___ DATA SHOWN

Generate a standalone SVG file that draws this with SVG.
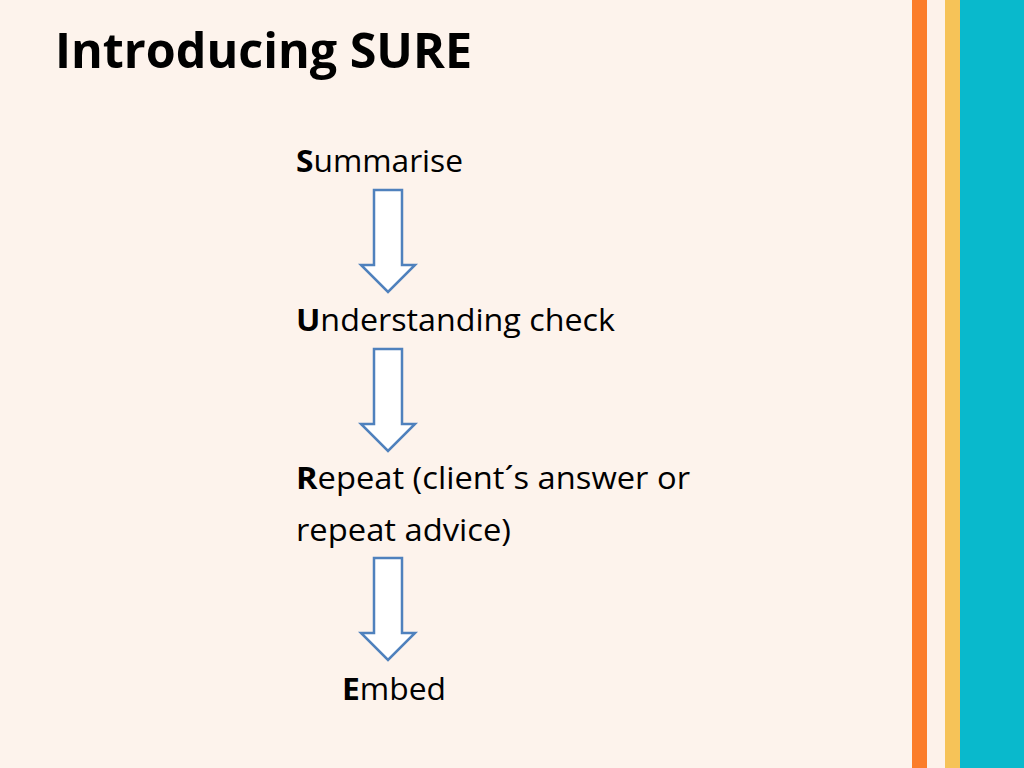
<svg xmlns="http://www.w3.org/2000/svg" width="1024" height="768" viewBox="0 0 1024 768">
<style>
.t{font-family:"Open Sans","Liberation Sans",sans-serif;font-size:31px;fill:#000}
.b{font-weight:bold}
.arrow{fill:#fff;stroke:#4f81bd;stroke-width:2.5;stroke-linejoin:miter}
</style>
<defs>
<path id="arr" class="arrow" d="M374,0 H402 V75 H415 L388,102 L361,75 H374 Z"/>
</defs>
<rect width="1024" height="768" fill="#fdf3ec"/>
<rect x="912" y="0" width="15" height="768" fill="#fb7d2a"/>
<rect x="927" y="0" width="18" height="768" fill="#fdf2ea"/>
<rect x="945" y="0" width="15" height="768" fill="#f6c358"/>
<rect x="960" y="0" width="64" height="768" fill="#09b9cc"/>
<g id="title"><text x="55" y="68" class="t b" style="font-size:48px" textLength="417" lengthAdjust="spacingAndGlyphs">Introducing SURE</text></g>
<g id="node-s"><text x="296" y="172" class="t" textLength="167" lengthAdjust="spacingAndGlyphs"><tspan class="b">S</tspan>ummarise</text></g>
<g id="node-u"><text x="296" y="331" class="t" textLength="319" lengthAdjust="spacingAndGlyphs"><tspan class="b">U</tspan>nderstanding check</text></g>
<g id="node-r"><text x="296" y="489" class="t" textLength="394" lengthAdjust="spacingAndGlyphs"><tspan class="b">R</tspan>epeat (client´s answer or</text>
<text x="296" y="541" class="t" textLength="215" lengthAdjust="spacingAndGlyphs">repeat advice)</text></g>
<g id="node-e"><text x="342" y="700" class="t" textLength="104" lengthAdjust="spacingAndGlyphs"><tspan class="b">E</tspan>mbed</text></g>
<g id="connectors">
<use href="#arr" y="190"/>
<use href="#arr" y="349"/>
<use href="#arr" y="558"/>
</g>
</svg>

______

— WHAT YOU SHOULD DO —
Omit the pictures and give the material again, exactly and in full.

— RESULT OF THIS TASK —
Generate a standalone SVG file that draws this with SVG.
<svg xmlns="http://www.w3.org/2000/svg" width="1024" height="768" viewBox="0 0 1024 768">
<style>
.t{font-family:"Open Sans","Liberation Sans",sans-serif;font-size:31px;fill:#000}
.b{font-weight:bold}
.arrow{fill:#fff;stroke:#4f81bd;stroke-width:2.5;stroke-linejoin:miter}
</style>
<defs>
<path id="arr" class="arrow" d="M374,0 H402 V75 H415 L388,102 L361,75 H374 Z"/>
</defs>
<rect width="1024" height="768" fill="#fdf3ec"/>
<rect x="912" y="0" width="15" height="768" fill="#fb7d2a"/>
<rect x="927" y="0" width="18" height="768" fill="#fdf2ea"/>
<rect x="945" y="0" width="15" height="768" fill="#f6c358"/>
<rect x="960" y="0" width="64" height="768" fill="#09b9cc"/>
<g id="title"><text x="55" y="68" class="t b" style="font-size:48px" textLength="417" lengthAdjust="spacingAndGlyphs">Introducing SURE</text></g>
<g id="node-s"><text x="296" y="172" class="t" textLength="167" lengthAdjust="spacingAndGlyphs"><tspan class="b">S</tspan>ummarise</text></g>
<g id="node-u"><text x="296" y="331" class="t" textLength="319" lengthAdjust="spacingAndGlyphs"><tspan class="b">U</tspan>nderstanding check</text></g>
<g id="node-r"><text x="296" y="489" class="t" textLength="394" lengthAdjust="spacingAndGlyphs"><tspan class="b">R</tspan>epeat (client´s answer or</text>
<text x="296" y="541" class="t" textLength="215" lengthAdjust="spacingAndGlyphs">repeat advice)</text></g>
<g id="node-e"><text x="342" y="700" class="t" textLength="104" lengthAdjust="spacingAndGlyphs"><tspan class="b">E</tspan>mbed</text></g>
<g id="connectors">
<use href="#arr" y="190"/>
<use href="#arr" y="349"/>
<use href="#arr" y="558"/>
</g>
</svg>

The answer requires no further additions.